Nasional, gemasulawesi - Pemerintah Indonesia menegaskan komitmennya untuk menempuh jalur diplomasi dalam menghadapi kebijakan tarif impor terbaru dari Amerika Serikat (AS).
Hal ini disampaikan langsung oleh Menteri Koordinator Bidang Perekonomian, Airlangga Hartarto, yang menyebut bahwa berbagai langkah negosiasi telah disiapkan untuk merespons situasi perdagangan bilateral yang tengah berkembang.
Airlangga menegaskan bahwa Indonesia tidak akan mengambil langkah retaliasi, melainkan mengedepankan pendekatan yang menguntungkan kedua belah pihak.
Dalam pernyataannya, Airlangga menyampaikan bahwa pemerintah telah menyiapkan sejumlah paket negosiasi yang akan diajukan dalam perundingan di Washington DC.
Langkah ini merupakan bagian dari strategi jangka panjang untuk menjaga stabilitas perdagangan dan investasi antara Indonesia dan Amerika Serikat, terutama di tengah situasi global yang dinamis.
Salah satu agenda utama dalam paket tersebut adalah usulan untuk merevitalisasi perjanjian kerja sama perdagangan dan investasi atau Trade & Investment Framework Agreement (TIFA), yang sudah ditandatangani sejak tahun 1996 namun dinilai sudah tidak relevan dengan perkembangan saat ini.

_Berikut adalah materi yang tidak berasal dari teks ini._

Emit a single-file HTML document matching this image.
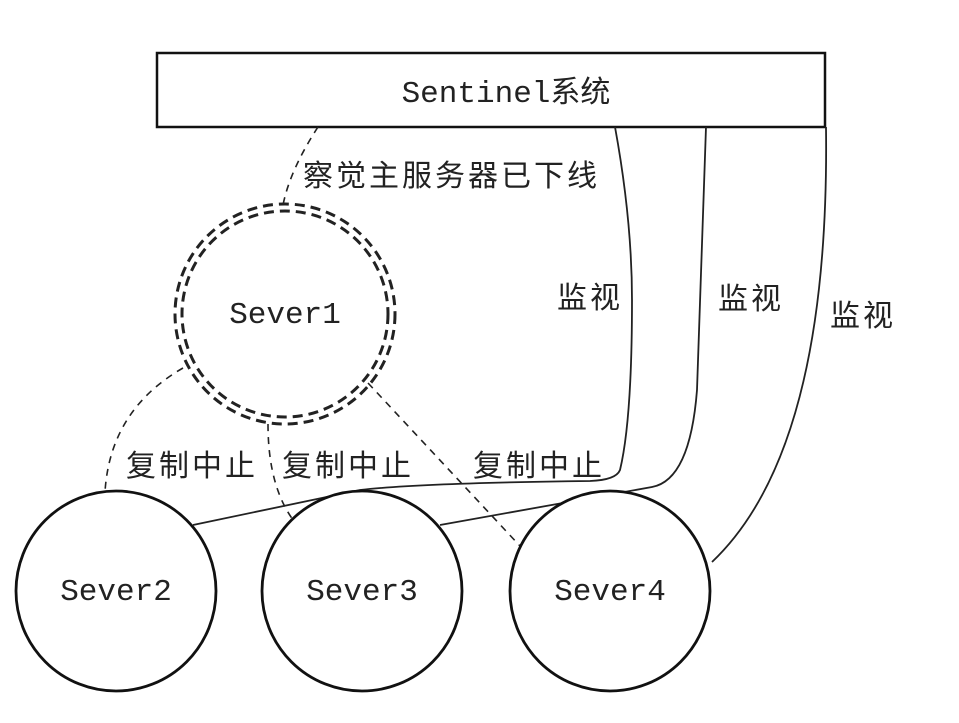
<!DOCTYPE html>
<html><head><meta charset="utf-8"><style>
html,body{margin:0;padding:0;background:#fff;width:959px;height:723px;overflow:hidden}
svg text{fill:#222}
.m{font-family:"Liberation Mono",monospace;font-size:31px}
.c{font-family:"Liberation Sans","Noto Sans CJK SC",sans-serif;font-size:30px;letter-spacing:3px}
</style></head><body>
<svg width="959" height="723" viewBox="0 0 959 723" xmlns="http://www.w3.org/2000/svg">
<rect x="157" y="53" width="668" height="74" fill="#fff" stroke="#111" stroke-width="2.5"/>
<text class="m" x="506" y="102" text-anchor="middle">Sentinel<tspan class="c" style="letter-spacing:0">系统</tspan></text>
<g fill="none" stroke="#222" stroke-width="3" stroke-dasharray="10,6">
<circle cx="285" cy="314" r="110"/>
<circle cx="285" cy="314" r="103"/>
</g>
<text class="m" x="285" y="323" text-anchor="middle">Sever1</text>
<g fill="none" stroke="#222" stroke-width="1.6" stroke-dasharray="7,6">
<path d="M318 127 Q290 170 283 205"/>
<path d="M183 368 Q110 410 105 492"/>
<path d="M268 424 Q268 490 297 525"/>
<path d="M368 383 L520 546"/>
</g>
<g fill="none" stroke="#222" stroke-width="1.8">
<path d="M615 127 Q632 220 632 300 Q632 420 620 470 Q616 480 590 481 Q420 483 360 490 L193 525"/>
<path d="M706 127 Q700 300 697 390 Q690 480 652 487 L440 525"/>
<path d="M826 127 Q830 450 712 562"/>
</g>
<g fill="#fff" stroke="#111" stroke-width="2.8">
<circle cx="116" cy="591" r="100"/>
<circle cx="362" cy="591" r="100"/>
<circle cx="610" cy="591" r="100"/>
</g>
<text class="m" x="116" y="600" text-anchor="middle">Sever2</text>
<text class="m" x="362" y="600" text-anchor="middle">Sever3</text>
<text class="m" x="610" y="600" text-anchor="middle">Sever4</text>
<text class="c" x="303" y="186">察觉主服务器已下线</text>
<text class="c" x="557" y="308">监视</text>
<text class="c" x="718" y="309">监视</text>
<text class="c" x="830" y="326">监视</text>
<text class="c" x="126" y="476">复制中止</text>
<text class="c" x="282" y="476">复制中止</text>
<text class="c" x="473" y="476">复制中止</text>
</svg>
</body></html>
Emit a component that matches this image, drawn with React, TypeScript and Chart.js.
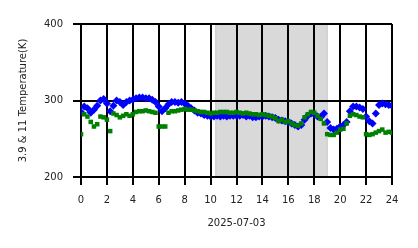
import React, { useEffect, useRef } from "react";
import { Chart, registerables } from "chart.js";

Chart.register(...registerables);

const hours: number[] = [
  0, 0.25, 0.5, 0.75, 1, 1.25, 1.5, 1.75, 2, 2.25, 2.5, 2.75, 3, 3.25, 3.5, 3.75,
  4, 4.25, 4.5, 4.75, 5, 5.25, 5.5, 5.75, 6, 6.25, 6.5, 6.75, 7, 7.25, 7.5, 7.75,
  8, 8.25, 8.5, 8.75, 9, 9.25, 9.5, 9.75, 10, 10.25, 10.5, 10.75, 11, 11.25, 11.5, 11.75,
  12, 12.25, 12.5, 12.75, 13, 13.25, 13.5, 13.75, 14, 14.25, 14.5, 14.75, 15, 15.25, 15.5, 15.75,
  16, 16.25, 16.5, 16.75, 17, 17.25, 17.5, 17.75, 18, 18.25, 18.5, 18.75, 19, 19.25, 19.5, 19.75,
  20, 20.25, 20.5, 20.75, 21, 21.25, 21.5, 21.75, 22, 22.25, 22.5, 22.75, 23, 23.25, 23.5, 23.75, 24,
];

const temp39: number[] = [
  285, 292, 290, 284, 288, 293, 300, 302, 296, 286, 293, 300, 298, 294, 298, 300,
  301, 303, 304, 304, 303, 303, 301, 298, 292, 286, 290, 295, 298, 298, 297, 298,
  296, 293, 290, 287, 284, 283, 281, 280, 279, 279, 280, 279, 280, 279, 280, 280,
  280, 280, 281, 279, 280, 278, 278, 279, 279, 280, 279, 278, 277, 275, 274, 273,
  272, 270, 268, 266, 268, 275, 280, 283, 282, 279, 278, 283, 272, 264, 262, 263,
  266, 268, 272, 286, 292, 292, 291, 289, 279, 273, 270, 283, 294, 296, 295, 294, 293,
];

const temp11: number[] = [
  256, 282, 279, 272, 266, 269, 279, 278, 275, 260, 283, 281, 278, 280, 282, 280,
  282, 285, 286, 286, 287, 286, 285, 284, 266, 266, 266, 284, 286, 286, 287, 288,
  289, 288, 288, 287, 286, 285, 285, 284, 283, 284, 284, 285, 285, 285, 284, 284,
  285, 284, 283, 284, 283, 282, 282, 281, 282, 281, 280, 279, 277, 273, 275, 272,
  273, 270, 268, 267, 270, 278, 282, 285, 284, 280, 276, 270, 256, 255, 255, 258,
  262, 263, 270, 280, 282, 281, 279, 278, 256, 255, 256, 258, 260, 262, 258, 259, 258,
];

const shadeStart = 10.4;
const shadeEnd = 19.0;
const xTicks: number[] = [0, 2, 4, 6, 8, 10, 12, 14, 16, 18, 20, 22, 24];
const yTicks: number[] = [200, 300, 400];
const dateLabel = "2025-07-03";
const yTitle = "3.9 & 11 Temperature(K)";

const FONT = "'DejaVu Sans', sans-serif";

export default function App() {
  const ref = useRef<HTMLCanvasElement | null>(null);

  useEffect(() => {
    document.body.style.margin = "0";
    const canvas = ref.current;
    if (!canvas) return;

    const shadePlugin = {
      id: "shade",
      beforeDraw(chart: any) {
        const { ctx, chartArea, scales } = chart;
        const x0 = scales.x.getPixelForValue(shadeStart);
        const x1 = scales.x.getPixelForValue(shadeEnd);
        ctx.save();
        ctx.fillStyle = "#d9d9d9";
        ctx.fillRect(x0, chartArea.top, x1 - x0, chartArea.bottom - chartArea.top);
        ctx.strokeStyle = "#c4c4c4";
        ctx.lineWidth = 1;
        ctx.strokeRect(x0, chartArea.top, x1 - x0, chartArea.bottom - chartArea.top);
        ctx.restore();
      },
    };

    const toPts = (ys: number[]) => ys.map((y, i) => ({ x: hours[i], y }));

    const chart = new Chart(canvas, {
      type: "scatter",
      data: {
        datasets: [
          {
            label: "11",
            data: toPts(temp11),
            pointStyle: "rect",
            pointRadius: 3.2,
            backgroundColor: "#008000",
            borderWidth: 0,
          },
          {
            label: "3.9",
            data: toPts(temp39),
            pointStyle: "rectRot",
            pointRadius: 4,
            backgroundColor: "#0000ff",
            borderWidth: 0,
          },
        ],
      },
      options: {
        animation: false,
        responsive: true,
        maintainAspectRatio: false,
        layout: { padding: { top: 24, right: 26, left: 0, bottom: 0 } },
        plugins: {
          legend: { display: false },
          tooltip: { enabled: false },
        },
        scales: {
          x: {
            type: "linear",
            min: 0,
            max: 24,
            afterBuildTicks: (s: any) => {
              s.ticks = xTicks.map((v) => ({ value: v }));
            },
            afterFit: (s: any) => {
              s.height = 71;
            },
            grid: {
              color: "#000",
              lineWidth: 2,
              tickLength: 8,
              tickColor: "#000",
              drawTicks: true,
            },
            border: { display: false },
            ticks: {
              color: "#222",
              font: { family: FONT, size: 10 },
              padding: 9,
              maxRotation: 0,
              autoSkip: false,
            },
            title: {
              display: true,
              text: dateLabel,
              color: "#222",
              font: { family: FONT, size: 10 },
              padding: { top: 0, bottom: 19 },
            },
          },
          y: {
            type: "linear",
            min: 200,
            max: 400,
            afterBuildTicks: (s: any) => {
              s.ticks = yTicks.map((v) => ({ value: v }));
            },
            afterFit: (s: any) => {
              s.width = 81;
            },
            grid: {
              color: "#000",
              lineWidth: 2,
              tickLength: 8,
              tickColor: "#000",
              drawTicks: true,
            },
            border: { display: false },
            ticks: {
              color: "#222",
              font: { family: FONT, size: 10 },
              padding: 10,
            },
            title: {
              display: true,
              text: yTitle,
              color: "#222",
              font: { family: FONT, size: 10 },
              padding: { top: 17, bottom: 0 },
            },
          },
        },
      },
      plugins: [shadePlugin],
    } as any);

    return () => chart.destroy();
  }, []);

  return (
    <div style={{ width: 418, height: 248, position: "relative" }}>
      <canvas ref={ref} />
    </div>
  );
}
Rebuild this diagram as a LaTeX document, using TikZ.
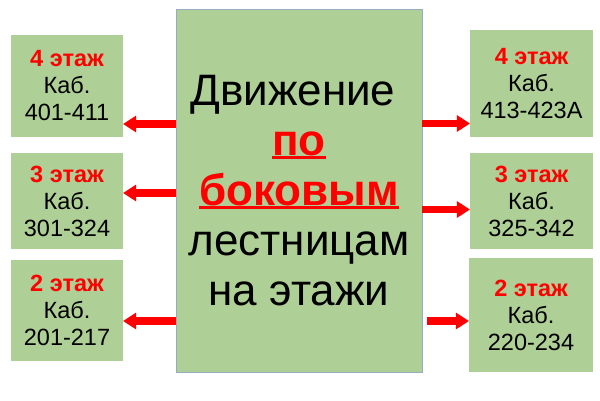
\documentclass[tikz,border=0pt]{standalone}
\usepackage{fontspec}
\setmainfont{Liberation Sans}
\usetikzlibrary{arrows.meta}
\definecolor{boxgreen}{RGB}{174,207,149}
\definecolor{edgeblue}{RGB}{150,172,198}
\newcommand\redul[1]{\setbox0\hbox{#1}\rlap{\rule[-4pt]{\wd0}{3pt}}\box0}
\tikzset{
  floorbox/.style={fill=boxgreen, draw=none, inner sep=0pt, align=center,
    font=\fontsize{23.5}{27}\selectfont},
  mainbox/.style={fill=boxgreen, draw=edgeblue, line width=0.8pt, inner sep=0pt,
    align=center, font=\fontsize{44}{50}\selectfont},
  redarrow/.style={draw=red, line width=7.5pt,
    -{Triangle[length=13pt,width=17pt,line width=0pt]}}
}
\begin{document}
\begin{tikzpicture}[x=1pt,y=-1pt]
\useasboundingbox (0,0) rectangle (600,400);
\fill[white] (0,0) rectangle (600,400);
\node[mainbox, minimum width=246pt, minimum height=363pt] (main) at (299,190.5)
  {Движение\rule{0.278em}{0pt}\\
   {\color{red}\bfseries\redul{по}}\\
   {\color{red}\bfseries\redul{боковым}}\\
   лестницам\\
   на этажи};
\node[floorbox, minimum width=112pt, minimum height=102pt] (l4) at (67,86)
  {{\color{red}\bfseries 4 этаж}\\Каб.\\401-411};
\node[floorbox, minimum width=112pt, minimum height=96pt] (l3) at (67,201)
  {{\color{red}\bfseries 3 этаж}\\Каб.\\301-324};
\node[floorbox, minimum width=112pt, minimum height=101pt] (l2) at (67,310.5)
  {{\color{red}\bfseries 2 этаж}\\Каб.\\201-217};
\node[floorbox, minimum width=123pt, minimum height=107pt] (r4) at (531.5,83.5)
  {{\color{red}\bfseries 4 этаж}\\Каб.\\413-423А};
\node[floorbox, minimum width=123pt, minimum height=96pt] (r3) at (531.5,201)
  {{\color{red}\bfseries 3 этаж}\\Каб.\\325-342};
\node[floorbox, minimum width=124pt, minimum height=114pt] (r2) at (531,315)
  {{\color{red}\bfseries 2 этаж}\\Каб.\\220-234};
\draw[redarrow] (main.west |- 0,124) -- (l4.east |- 0,124);
\draw[redarrow] (main.west |- 0,193) -- (l3.east |- 0,193);
\draw[redarrow] (main.west |- 0,321) -- (l2.east |- 0,321);
\draw[redarrow] (main.east |- 0,123.5) -- (r4.west |- 0,123.5);
\draw[redarrow] (main.east |- 0,209.5) -- (r3.west |- 0,209.5);
\draw[redarrow] ([xshift=5pt]main.east |- 0,321) -- (r2.west |- 0,321);
\end{tikzpicture}
\end{document}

"Karena TIFA sendiri secara bilateral ditandatangani di 1996 dan banyak isunya sudah tidak relevan lagi sehingga kita akan mendorong (revitalisasi) berbagai kebijakan itu masuk dalam TIFA," kata Menko Airlangga pada Senin 7 April 2025.
Selain mendorong revitalisasi TIFA, pemerintah Indonesia juga berencana mengajukan proposal deregulasi terhadap Non-Tariff Measures (NTMs).
Salah satunya melalui relaksasi aturan Tingkat Komponen Dalam Negeri (TKDN) pada sektor teknologi informasi dan komunikasi.
Pemerintah juga akan melakukan evaluasi menyeluruh terhadap kebijakan pelarangan dan pembatasan barang ekspor-impor yang selama ini berlaku antara Indonesia dan AS.
Upaya ketiga yang dirancang pemerintah untuk memperkuat hubungan dagang dengan AS adalah dengan meningkatkan impor dan investasi dari AS, termasuk melalui pembelian minyak dan gas bumi (migas).
Strategi ini dipandang sebagai cara yang saling menguntungkan dalam konteks perdagangan bilateral, sekaligus menjaga keseimbangan neraca perdagangan.
Pemerintah juga menyusun skema insentif fiskal dan non-fiskal seperti penurunan bea masuk, PPh impor, dan PPN impor untuk mendorong daya saing produk Indonesia serta menjaga arus barang dari dan ke AS tetap stabil.
Dalam waktu dekat, Indonesia juga akan menggelar pertemuan dengan pimpinan negara-negara ASEAN pada 10 April 2025 guna menyamakan langkah dan sikap regional dalam merespons kebijakan tarif impor Amerika Serikat.
"Indonesia sendiri akan mendorong beberapa kesepakatan dan dengan beberapa negara ASEAN, menteri perdagangan juga berkomunikasi selain dengan Malaysia juga dengan Singapura, dengan Kamboja dan yang lain untuk mengkalibrasi sikap bersama ASEAN," jelas Airlangga.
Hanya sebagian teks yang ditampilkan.